To be done:
Repeat exactly the lines running from the first line of the data to the line containing "import plotly.graph_objects as go", both ends included, and nothing else; drop the pictures.
▬▬▬
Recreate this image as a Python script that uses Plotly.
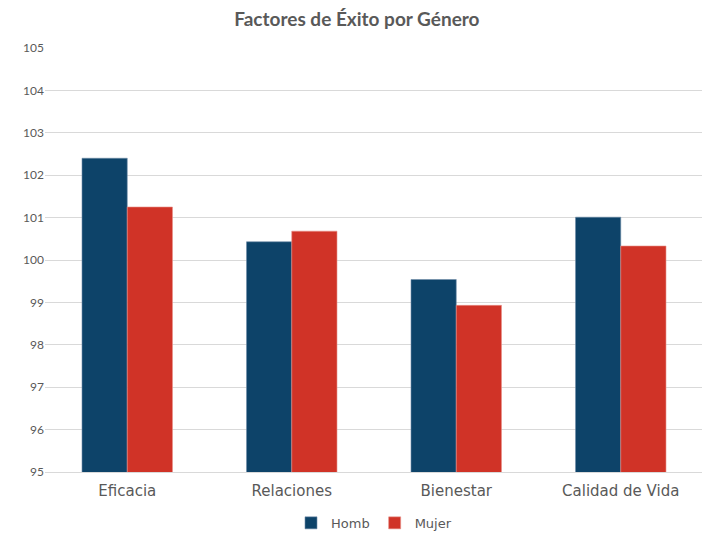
import plotly.graph_objects as go

categorias = ["Eficacia", "Relaciones", "Bienestar", "Calidad de Vida"]
hombres = [102.40, 100.43, 99.54, 101.01]
mujeres = [101.25, 100.68, 98.93, 100.33]
y_ticks = list(range(95, 106))
y_labels = [str(v) for v in y_ticks]

fig = go.Figure()
fig.add_trace(go.Bar(
    x=categorias, y=hombres, name="Homb",
    marker=dict(color="#0D4369", line=dict(color="#6E8CA8", width=0.6)),
))
fig.add_trace(go.Bar(
    x=categorias, y=mujeres, name="Mujer",
    marker=dict(color="#D03327", line=dict(color="#E89088", width=0.6)),
))

# the page body adds an 8px margin, so the figure is sized 8px smaller
fig.update_layout(
    width=702, height=525,
    paper_bgcolor="white", plot_bgcolor="white",
    font=dict(family="Lato, sans-serif", color="#595959"),
    title=dict(text="<b>Factores de Éxito por Género</b>", x=0.497, xanchor="center",
               y=0.979, yanchor="middle",
               font=dict(size=19, color="#595959", family="Lato, sans-serif")),
    margin=dict(l=37, r=7, t=40, b=61, autoexpand=False),
    barmode="group", bargap=0.45, bargroupgap=0,
    showlegend=True,
    legend=dict(orientation="h", x=0.5, xanchor="center", y=-0.12, yanchor="middle",
                font=dict(size=13, color="#595959", family="DejaVu Sans, sans-serif"),
                itemwidth=30),
    xaxis=dict(showgrid=False, showline=True, linecolor="#D9D9D9",
               tickfont=dict(size=15, color="#595959", family="DejaVu Sans, sans-serif"),
               ticks="", ticklabelstandoff=5),
    yaxis=dict(range=[95, 105], tickvals=y_ticks, ticktext=y_labels,
               showgrid=True, gridcolor="#D9D9D9", gridwidth=1,
               zeroline=False, showline=False,
               tickfont=dict(size=12, color="#595959"), ticks=""),
)

fig.write_html("out.html")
▬▬▬
Written answer:
Recreate this image as a Python script that uses Plotly.
import plotly.graph_objects as go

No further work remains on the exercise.